● Problem to solve
Output the full material exactly as it appears here.
BEGIN
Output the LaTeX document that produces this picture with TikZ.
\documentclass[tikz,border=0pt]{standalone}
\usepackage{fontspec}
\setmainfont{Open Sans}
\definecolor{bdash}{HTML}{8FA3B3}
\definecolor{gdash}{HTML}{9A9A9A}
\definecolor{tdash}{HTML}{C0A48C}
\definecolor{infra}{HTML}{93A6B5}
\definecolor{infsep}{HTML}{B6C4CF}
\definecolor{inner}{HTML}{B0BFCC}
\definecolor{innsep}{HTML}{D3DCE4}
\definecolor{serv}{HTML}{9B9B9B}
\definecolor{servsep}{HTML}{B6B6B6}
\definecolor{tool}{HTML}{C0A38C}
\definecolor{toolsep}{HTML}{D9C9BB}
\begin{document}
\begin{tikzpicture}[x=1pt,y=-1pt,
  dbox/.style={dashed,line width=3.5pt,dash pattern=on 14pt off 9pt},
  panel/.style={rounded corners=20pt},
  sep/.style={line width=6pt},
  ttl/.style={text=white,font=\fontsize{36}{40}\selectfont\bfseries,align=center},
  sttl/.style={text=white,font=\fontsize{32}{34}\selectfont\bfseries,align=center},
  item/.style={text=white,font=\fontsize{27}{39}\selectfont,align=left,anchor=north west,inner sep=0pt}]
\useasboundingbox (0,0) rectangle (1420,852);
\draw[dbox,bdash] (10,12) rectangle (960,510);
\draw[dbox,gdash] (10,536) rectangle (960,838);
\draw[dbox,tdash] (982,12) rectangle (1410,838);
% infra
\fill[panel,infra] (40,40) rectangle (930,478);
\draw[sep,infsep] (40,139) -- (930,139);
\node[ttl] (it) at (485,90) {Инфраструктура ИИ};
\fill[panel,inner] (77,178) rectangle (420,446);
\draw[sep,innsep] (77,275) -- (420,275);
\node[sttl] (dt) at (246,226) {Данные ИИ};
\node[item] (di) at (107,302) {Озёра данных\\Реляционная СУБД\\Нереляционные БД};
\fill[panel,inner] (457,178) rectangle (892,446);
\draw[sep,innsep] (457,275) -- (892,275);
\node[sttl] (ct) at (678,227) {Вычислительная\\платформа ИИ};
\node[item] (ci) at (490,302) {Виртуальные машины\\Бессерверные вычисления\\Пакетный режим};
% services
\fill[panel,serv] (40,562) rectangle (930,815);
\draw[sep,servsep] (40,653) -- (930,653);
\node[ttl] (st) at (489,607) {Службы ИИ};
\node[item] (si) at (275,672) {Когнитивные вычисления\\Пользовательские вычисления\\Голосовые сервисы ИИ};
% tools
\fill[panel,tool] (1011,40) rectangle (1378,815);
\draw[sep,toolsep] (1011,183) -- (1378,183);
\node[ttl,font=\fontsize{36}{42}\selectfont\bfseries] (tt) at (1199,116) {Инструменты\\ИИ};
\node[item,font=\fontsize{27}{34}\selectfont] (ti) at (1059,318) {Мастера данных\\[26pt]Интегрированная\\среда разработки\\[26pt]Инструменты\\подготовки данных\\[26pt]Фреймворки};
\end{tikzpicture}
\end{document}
END
● Expected answer
Output the LaTeX document that produces this picture with TikZ.
\documentclass[tikz,border=0pt]{standalone}
\usepackage{fontspec}
\setmainfont{Open Sans}
\definecolor{bdash}{HTML}{8FA3B3}
\definecolor{gdash}{HTML}{9A9A9A}
\definecolor{tdash}{HTML}{C0A48C}
\definecolor{infra}{HTML}{93A6B5}
\definecolor{infsep}{HTML}{B6C4CF}
\definecolor{inner}{HTML}{B0BFCC}
\definecolor{innsep}{HTML}{D3DCE4}
\definecolor{serv}{HTML}{9B9B9B}
\definecolor{servsep}{HTML}{B6B6B6}
\definecolor{tool}{HTML}{C0A38C}
\definecolor{toolsep}{HTML}{D9C9BB}
\begin{document}
\begin{tikzpicture}[x=1pt,y=-1pt,
  dbox/.style={dashed,line width=3.5pt,dash pattern=on 14pt off 9pt},
  panel/.style={rounded corners=20pt},
  sep/.style={line width=6pt},
  ttl/.style={text=white,font=\fontsize{36}{40}\selectfont\bfseries,align=center},
  sttl/.style={text=white,font=\fontsize{32}{34}\selectfont\bfseries,align=center},
  item/.style={text=white,font=\fontsize{27}{39}\selectfont,align=left,anchor=north west,inner sep=0pt}]
\useasboundingbox (0,0) rectangle (1420,852);
\draw[dbox,bdash] (10,12) rectangle (960,510);
\draw[dbox,gdash] (10,536) rectangle (960,838);
\draw[dbox,tdash] (982,12) rectangle (1410,838);
% infra
\fill[panel,infra] (40,40) rectangle (930,478);
\draw[sep,infsep] (40,139) -- (930,139);
\node[ttl] (it) at (485,90) {Инфраструктура ИИ};
\fill[panel,inner] (77,178) rectangle (420,446);
\draw[sep,innsep] (77,275) -- (420,275);
\node[sttl] (dt) at (246,226) {Данные ИИ};
\node[item] (di) at (107,302) {Озёра данных\\Реляционная СУБД\\Нереляционные БД};
\fill[panel,inner] (457,178) rectangle (892,446);
\draw[sep,innsep] (457,275) -- (892,275);
\node[sttl] (ct) at (678,227) {Вычислительная\\платформа ИИ};
\node[item] (ci) at (490,302) {Виртуальные машины\\Бессерверные вычисления\\Пакетный режим};
% services
\fill[panel,serv] (40,562) rectangle (930,815);
\draw[sep,servsep] (40,653) -- (930,653);
\node[ttl] (st) at (489,607) {Службы ИИ};
\node[item] (si) at (275,672) {Когнитивные вычисления\\Пользовательские вычисления\\Голосовые сервисы ИИ};
% tools
\fill[panel,tool] (1011,40) rectangle (1378,815);
\draw[sep,toolsep] (1011,183) -- (1378,183);
\node[ttl,font=\fontsize{36}{42}\selectfont\bfseries] (tt) at (1199,116) {Инструменты\\ИИ};
\node[item,font=\fontsize{27}{34}\selectfont] (ti) at (1059,318) {Мастера данных\\[26pt]Интегрированная\\среда разработки\\[26pt]Инструменты\\подготовки данных\\[26pt]Фреймворки};
\end{tikzpicture}
\end{document}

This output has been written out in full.